**What is needed:**
Begin at the top of the records below and return each line exactly through the line with "const modelName = 'Proposed". Skip pictures.

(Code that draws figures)
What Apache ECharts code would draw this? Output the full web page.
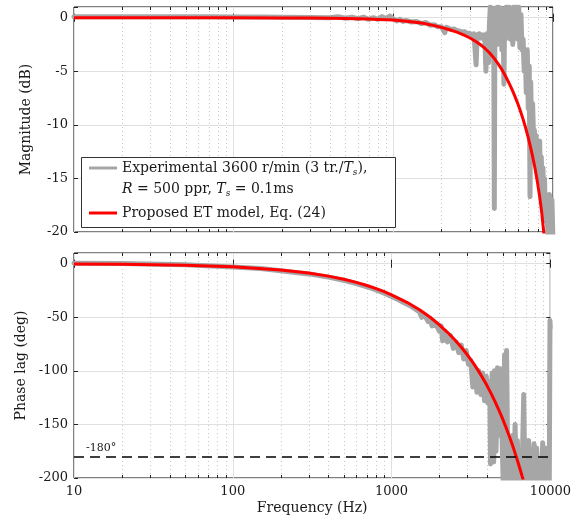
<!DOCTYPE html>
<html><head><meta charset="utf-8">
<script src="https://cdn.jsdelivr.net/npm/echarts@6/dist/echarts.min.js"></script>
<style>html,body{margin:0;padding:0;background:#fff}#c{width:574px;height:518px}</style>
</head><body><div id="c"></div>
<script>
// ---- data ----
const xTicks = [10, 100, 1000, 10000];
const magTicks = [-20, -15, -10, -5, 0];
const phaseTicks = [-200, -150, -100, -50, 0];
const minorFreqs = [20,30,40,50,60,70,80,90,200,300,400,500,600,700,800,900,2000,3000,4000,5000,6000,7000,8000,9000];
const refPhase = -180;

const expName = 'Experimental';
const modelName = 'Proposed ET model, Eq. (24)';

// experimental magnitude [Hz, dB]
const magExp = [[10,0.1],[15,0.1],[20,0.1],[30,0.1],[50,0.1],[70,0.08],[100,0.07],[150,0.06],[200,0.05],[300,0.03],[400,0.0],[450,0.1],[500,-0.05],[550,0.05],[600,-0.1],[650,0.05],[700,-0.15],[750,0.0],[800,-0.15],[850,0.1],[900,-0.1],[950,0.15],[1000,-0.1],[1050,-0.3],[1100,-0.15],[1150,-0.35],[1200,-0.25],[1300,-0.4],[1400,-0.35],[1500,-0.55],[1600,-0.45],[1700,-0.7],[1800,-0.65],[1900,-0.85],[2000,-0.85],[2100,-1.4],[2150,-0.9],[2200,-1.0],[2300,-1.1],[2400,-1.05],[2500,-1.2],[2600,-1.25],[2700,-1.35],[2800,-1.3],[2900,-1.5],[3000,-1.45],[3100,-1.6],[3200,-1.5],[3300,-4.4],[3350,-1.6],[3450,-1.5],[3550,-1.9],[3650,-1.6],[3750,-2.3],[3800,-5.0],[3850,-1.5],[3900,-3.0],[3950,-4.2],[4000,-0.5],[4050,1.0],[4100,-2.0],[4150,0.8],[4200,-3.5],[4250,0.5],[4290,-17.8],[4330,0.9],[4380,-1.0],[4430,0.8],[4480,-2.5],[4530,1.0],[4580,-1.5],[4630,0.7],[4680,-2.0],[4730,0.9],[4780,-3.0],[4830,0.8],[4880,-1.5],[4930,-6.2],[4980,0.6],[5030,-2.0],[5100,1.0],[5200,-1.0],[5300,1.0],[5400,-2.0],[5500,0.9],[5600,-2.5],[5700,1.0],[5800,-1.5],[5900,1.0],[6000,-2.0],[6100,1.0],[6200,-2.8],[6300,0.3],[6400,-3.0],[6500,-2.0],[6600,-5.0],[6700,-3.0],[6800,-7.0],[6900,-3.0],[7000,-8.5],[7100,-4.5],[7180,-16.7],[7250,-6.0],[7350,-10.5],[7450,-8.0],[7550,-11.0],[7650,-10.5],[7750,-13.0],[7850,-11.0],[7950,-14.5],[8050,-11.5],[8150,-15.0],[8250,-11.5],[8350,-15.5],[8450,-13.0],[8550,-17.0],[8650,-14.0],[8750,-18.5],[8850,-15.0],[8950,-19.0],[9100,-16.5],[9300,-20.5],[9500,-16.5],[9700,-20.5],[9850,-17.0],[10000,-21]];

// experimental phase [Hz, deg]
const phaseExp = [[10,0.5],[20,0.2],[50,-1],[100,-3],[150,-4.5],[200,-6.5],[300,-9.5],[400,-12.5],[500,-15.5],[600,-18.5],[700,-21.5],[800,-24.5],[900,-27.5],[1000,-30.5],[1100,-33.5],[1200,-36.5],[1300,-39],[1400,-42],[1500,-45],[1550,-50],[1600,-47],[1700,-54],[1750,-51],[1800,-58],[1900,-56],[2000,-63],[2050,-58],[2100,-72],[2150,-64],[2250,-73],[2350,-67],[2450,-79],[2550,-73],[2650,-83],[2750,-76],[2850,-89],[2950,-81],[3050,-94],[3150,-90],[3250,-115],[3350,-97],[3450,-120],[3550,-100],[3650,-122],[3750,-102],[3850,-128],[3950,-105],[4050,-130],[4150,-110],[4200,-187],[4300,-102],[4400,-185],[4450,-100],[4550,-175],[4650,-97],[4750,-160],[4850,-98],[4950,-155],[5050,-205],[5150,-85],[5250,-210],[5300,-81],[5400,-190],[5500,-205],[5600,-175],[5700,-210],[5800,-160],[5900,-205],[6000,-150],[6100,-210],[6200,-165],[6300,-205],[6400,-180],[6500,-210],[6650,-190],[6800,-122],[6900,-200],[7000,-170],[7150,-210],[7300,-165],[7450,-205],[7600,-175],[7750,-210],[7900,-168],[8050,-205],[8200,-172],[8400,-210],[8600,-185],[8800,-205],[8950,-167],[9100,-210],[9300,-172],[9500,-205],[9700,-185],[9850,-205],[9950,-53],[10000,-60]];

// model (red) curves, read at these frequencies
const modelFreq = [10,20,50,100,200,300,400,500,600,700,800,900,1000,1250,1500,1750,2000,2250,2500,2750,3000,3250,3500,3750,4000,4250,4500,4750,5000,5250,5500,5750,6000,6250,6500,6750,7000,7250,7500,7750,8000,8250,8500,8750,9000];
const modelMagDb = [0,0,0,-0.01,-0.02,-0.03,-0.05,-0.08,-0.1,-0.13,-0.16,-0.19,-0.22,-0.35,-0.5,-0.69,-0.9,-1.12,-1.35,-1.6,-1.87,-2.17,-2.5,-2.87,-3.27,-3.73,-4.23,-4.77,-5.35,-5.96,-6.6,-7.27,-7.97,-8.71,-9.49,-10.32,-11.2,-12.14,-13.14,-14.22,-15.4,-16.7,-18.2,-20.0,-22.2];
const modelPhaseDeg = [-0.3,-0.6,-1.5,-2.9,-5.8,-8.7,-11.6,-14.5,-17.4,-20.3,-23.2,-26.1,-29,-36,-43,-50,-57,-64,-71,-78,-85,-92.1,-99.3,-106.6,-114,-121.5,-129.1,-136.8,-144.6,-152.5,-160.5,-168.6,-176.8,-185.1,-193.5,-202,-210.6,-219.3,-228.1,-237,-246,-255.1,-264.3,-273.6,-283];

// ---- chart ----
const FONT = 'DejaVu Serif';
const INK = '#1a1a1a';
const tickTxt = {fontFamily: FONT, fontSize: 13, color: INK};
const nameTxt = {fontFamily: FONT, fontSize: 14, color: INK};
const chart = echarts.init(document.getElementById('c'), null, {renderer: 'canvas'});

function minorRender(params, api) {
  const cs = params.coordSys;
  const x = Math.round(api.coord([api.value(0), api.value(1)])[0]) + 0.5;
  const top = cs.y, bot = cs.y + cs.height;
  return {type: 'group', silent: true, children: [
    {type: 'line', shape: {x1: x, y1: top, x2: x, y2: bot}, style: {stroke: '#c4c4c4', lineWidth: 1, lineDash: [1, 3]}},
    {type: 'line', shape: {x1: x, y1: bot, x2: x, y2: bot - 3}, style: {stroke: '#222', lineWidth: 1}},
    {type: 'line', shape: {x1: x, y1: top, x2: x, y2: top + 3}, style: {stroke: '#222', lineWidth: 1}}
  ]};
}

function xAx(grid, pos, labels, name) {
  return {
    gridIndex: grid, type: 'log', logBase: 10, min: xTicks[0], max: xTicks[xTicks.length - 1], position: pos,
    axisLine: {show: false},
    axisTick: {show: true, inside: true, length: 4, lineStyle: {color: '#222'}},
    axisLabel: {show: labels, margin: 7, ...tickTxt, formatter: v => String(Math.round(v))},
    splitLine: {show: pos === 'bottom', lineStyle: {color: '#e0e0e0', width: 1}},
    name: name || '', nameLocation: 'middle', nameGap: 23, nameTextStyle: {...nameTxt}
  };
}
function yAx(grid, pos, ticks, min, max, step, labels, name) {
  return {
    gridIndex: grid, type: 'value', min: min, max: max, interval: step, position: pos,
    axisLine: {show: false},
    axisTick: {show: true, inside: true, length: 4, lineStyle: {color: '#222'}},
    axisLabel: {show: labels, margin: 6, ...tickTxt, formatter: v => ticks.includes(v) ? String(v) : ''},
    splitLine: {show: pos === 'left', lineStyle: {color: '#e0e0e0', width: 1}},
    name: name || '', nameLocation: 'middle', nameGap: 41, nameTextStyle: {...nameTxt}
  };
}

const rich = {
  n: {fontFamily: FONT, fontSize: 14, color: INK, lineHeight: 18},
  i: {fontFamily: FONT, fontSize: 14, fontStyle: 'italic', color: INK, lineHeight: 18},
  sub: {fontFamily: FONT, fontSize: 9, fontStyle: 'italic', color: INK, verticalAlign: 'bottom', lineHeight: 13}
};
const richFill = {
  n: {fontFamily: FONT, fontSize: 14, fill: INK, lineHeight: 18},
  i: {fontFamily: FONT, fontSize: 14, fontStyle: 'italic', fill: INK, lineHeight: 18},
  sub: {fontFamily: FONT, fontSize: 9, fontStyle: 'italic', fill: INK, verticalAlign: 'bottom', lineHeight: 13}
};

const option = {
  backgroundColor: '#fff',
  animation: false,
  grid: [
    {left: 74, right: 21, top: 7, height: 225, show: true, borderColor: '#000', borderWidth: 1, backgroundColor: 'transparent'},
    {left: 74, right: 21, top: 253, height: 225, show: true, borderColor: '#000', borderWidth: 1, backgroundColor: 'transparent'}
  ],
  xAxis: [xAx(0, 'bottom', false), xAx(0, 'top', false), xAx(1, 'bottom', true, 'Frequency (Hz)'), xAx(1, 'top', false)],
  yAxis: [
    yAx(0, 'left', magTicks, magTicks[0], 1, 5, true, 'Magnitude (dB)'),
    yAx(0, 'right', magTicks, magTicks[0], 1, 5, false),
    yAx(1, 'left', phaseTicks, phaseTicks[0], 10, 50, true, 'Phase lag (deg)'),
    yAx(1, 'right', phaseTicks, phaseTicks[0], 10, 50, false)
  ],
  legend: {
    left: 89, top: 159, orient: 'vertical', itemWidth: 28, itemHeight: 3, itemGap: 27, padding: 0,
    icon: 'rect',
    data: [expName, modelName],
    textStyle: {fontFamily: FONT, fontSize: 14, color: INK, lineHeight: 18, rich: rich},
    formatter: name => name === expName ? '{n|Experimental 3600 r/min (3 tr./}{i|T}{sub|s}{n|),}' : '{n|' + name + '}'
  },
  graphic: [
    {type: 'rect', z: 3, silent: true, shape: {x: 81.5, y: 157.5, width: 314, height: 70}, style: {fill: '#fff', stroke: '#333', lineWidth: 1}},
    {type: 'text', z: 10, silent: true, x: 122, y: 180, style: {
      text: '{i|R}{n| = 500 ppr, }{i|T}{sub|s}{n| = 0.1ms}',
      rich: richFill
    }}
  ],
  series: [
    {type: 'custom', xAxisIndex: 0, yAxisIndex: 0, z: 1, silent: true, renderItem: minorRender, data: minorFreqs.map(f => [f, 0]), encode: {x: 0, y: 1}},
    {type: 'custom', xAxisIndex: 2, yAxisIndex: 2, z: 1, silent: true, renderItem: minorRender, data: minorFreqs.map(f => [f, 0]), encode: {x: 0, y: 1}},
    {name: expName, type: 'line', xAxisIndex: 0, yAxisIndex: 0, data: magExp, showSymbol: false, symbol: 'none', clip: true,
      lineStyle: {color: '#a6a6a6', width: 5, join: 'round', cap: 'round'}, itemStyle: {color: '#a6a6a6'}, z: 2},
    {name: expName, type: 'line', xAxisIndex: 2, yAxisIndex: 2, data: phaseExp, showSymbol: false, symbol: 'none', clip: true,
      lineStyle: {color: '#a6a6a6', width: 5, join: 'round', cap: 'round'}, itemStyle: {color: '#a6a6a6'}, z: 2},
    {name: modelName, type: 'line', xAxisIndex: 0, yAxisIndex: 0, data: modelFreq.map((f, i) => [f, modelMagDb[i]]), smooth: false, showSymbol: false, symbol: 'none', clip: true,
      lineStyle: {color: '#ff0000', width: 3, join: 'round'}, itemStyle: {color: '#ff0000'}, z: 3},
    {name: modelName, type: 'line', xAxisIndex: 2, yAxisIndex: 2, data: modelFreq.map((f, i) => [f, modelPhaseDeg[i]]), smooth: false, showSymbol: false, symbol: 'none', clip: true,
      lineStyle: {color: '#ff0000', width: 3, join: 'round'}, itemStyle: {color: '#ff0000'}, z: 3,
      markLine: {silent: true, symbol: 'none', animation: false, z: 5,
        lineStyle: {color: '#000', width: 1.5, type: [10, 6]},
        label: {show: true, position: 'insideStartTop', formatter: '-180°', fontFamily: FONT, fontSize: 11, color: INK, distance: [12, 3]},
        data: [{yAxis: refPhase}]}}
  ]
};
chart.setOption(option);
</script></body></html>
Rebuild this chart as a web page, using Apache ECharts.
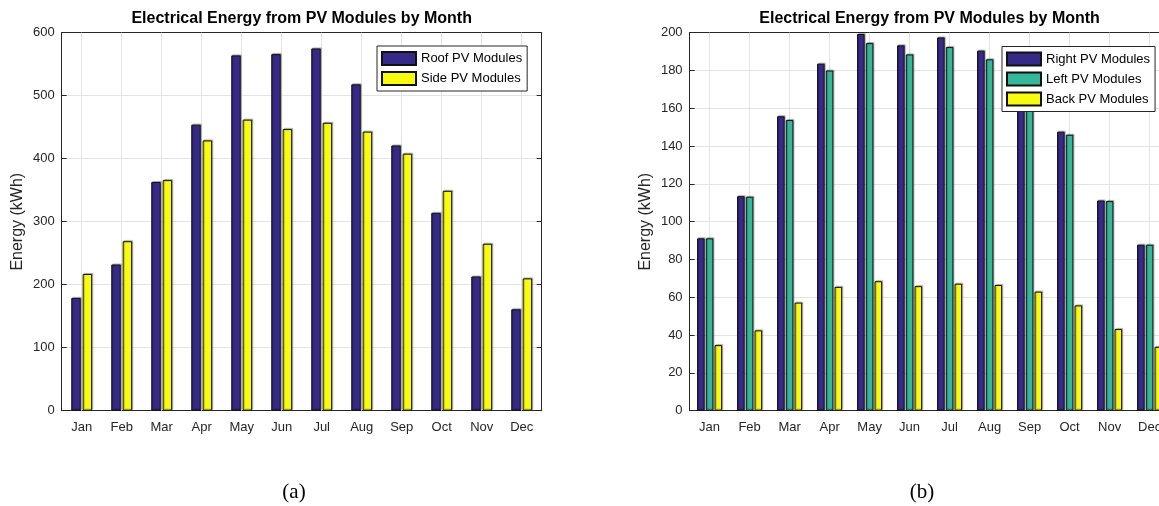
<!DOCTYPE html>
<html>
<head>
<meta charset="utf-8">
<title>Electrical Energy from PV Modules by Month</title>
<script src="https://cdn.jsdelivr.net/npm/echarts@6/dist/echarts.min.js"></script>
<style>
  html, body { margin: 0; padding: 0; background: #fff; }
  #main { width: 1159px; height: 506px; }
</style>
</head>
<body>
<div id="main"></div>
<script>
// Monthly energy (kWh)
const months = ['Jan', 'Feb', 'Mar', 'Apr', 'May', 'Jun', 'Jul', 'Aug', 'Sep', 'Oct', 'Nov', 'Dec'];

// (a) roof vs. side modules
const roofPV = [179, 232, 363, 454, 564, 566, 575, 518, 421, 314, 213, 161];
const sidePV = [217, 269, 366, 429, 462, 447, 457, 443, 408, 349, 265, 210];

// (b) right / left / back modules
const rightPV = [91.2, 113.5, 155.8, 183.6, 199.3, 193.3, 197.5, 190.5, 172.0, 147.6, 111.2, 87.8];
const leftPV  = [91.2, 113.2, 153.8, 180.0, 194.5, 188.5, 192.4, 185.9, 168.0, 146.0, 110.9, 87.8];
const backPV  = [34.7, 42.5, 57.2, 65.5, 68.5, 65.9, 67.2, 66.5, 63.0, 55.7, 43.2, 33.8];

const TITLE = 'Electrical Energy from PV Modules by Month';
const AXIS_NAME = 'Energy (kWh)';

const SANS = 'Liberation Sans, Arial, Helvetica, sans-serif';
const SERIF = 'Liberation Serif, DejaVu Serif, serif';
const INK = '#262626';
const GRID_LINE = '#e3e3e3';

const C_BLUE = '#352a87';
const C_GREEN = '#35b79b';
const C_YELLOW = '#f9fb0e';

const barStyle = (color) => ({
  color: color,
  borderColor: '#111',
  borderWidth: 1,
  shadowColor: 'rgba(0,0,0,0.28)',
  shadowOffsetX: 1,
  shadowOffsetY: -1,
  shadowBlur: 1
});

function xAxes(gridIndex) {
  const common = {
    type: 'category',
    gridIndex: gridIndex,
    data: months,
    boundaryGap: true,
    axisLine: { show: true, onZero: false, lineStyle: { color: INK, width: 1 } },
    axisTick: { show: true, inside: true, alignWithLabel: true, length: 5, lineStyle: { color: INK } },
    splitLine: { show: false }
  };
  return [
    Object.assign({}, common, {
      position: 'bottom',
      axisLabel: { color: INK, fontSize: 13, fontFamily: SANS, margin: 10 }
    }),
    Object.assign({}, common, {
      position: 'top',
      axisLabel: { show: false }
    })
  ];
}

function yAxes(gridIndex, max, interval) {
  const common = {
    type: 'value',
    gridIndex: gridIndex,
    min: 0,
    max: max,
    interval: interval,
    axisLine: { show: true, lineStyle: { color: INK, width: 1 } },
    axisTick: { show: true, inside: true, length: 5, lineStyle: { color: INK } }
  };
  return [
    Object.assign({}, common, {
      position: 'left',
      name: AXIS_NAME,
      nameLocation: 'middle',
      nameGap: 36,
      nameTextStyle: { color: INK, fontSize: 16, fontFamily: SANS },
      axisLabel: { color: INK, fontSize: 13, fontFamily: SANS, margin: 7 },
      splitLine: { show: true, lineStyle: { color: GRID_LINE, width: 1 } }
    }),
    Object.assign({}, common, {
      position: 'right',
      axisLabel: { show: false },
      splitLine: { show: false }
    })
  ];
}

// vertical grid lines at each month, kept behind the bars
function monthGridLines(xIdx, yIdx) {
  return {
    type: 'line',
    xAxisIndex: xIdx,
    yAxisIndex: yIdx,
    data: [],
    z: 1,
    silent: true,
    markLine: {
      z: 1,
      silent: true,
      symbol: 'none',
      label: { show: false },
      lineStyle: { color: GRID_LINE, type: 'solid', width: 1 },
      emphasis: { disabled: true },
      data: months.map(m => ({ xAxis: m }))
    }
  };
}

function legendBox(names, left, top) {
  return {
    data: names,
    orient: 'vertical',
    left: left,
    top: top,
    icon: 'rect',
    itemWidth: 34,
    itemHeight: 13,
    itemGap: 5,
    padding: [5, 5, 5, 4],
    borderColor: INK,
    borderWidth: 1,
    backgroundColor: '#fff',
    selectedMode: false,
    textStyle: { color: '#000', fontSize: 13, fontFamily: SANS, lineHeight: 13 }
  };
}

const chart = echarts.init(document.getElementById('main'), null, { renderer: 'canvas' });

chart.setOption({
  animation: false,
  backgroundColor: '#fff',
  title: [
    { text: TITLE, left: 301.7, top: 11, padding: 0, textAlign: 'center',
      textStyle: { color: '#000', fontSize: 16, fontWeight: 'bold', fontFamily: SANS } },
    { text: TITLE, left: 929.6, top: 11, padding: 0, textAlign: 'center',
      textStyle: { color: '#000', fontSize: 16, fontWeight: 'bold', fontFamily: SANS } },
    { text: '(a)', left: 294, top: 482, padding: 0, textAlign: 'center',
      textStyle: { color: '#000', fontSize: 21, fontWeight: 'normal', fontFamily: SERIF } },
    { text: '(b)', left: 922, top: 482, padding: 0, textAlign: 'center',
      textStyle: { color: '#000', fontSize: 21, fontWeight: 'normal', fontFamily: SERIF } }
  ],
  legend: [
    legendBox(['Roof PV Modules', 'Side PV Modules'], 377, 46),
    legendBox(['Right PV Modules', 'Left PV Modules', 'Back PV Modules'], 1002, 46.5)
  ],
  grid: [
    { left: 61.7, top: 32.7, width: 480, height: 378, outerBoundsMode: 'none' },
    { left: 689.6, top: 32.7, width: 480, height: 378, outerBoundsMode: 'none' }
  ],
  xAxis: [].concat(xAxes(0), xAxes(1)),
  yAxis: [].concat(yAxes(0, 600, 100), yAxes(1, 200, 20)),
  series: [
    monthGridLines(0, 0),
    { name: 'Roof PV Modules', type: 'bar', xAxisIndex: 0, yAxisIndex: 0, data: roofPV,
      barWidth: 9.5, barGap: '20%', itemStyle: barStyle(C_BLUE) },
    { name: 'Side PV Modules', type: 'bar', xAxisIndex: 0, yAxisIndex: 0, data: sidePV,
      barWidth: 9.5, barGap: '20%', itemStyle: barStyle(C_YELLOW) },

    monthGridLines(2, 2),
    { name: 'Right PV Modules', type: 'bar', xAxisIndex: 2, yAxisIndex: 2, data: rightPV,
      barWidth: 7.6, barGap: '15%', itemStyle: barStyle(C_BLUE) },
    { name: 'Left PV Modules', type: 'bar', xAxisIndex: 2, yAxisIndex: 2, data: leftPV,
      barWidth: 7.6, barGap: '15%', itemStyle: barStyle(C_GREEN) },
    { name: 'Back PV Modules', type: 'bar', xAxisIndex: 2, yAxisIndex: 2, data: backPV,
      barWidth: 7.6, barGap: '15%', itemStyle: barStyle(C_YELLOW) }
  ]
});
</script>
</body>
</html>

**Answer for the task:**
What Apache ECharts code would draw this? Output the full web page.
<!DOCTYPE html>
<html><head><meta charset="utf-8">
<script src="https://cdn.jsdelivr.net/npm/echarts@6/dist/echarts.min.js"></script>
<style>html,body{margin:0;padding:0;background:#fff}#c{width:574px;height:518px}</style>
</head><body><div id="c"></div>
<script>
// ---- data ----
const xTicks = [10, 100, 1000, 10000];
const magTicks = [-20, -15, -10, -5, 0];
const phaseTicks = [-200, -150, -100, -50, 0];
const minorFreqs = [20,30,40,50,60,70,80,90,200,300,400,500,600,700,800,900,2000,3000,4000,5000,6000,7000,8000,9000];
const refPhase = -180;

const expName = 'Experimental';
const modelName = 'Proposed ET model, Eq. (24)';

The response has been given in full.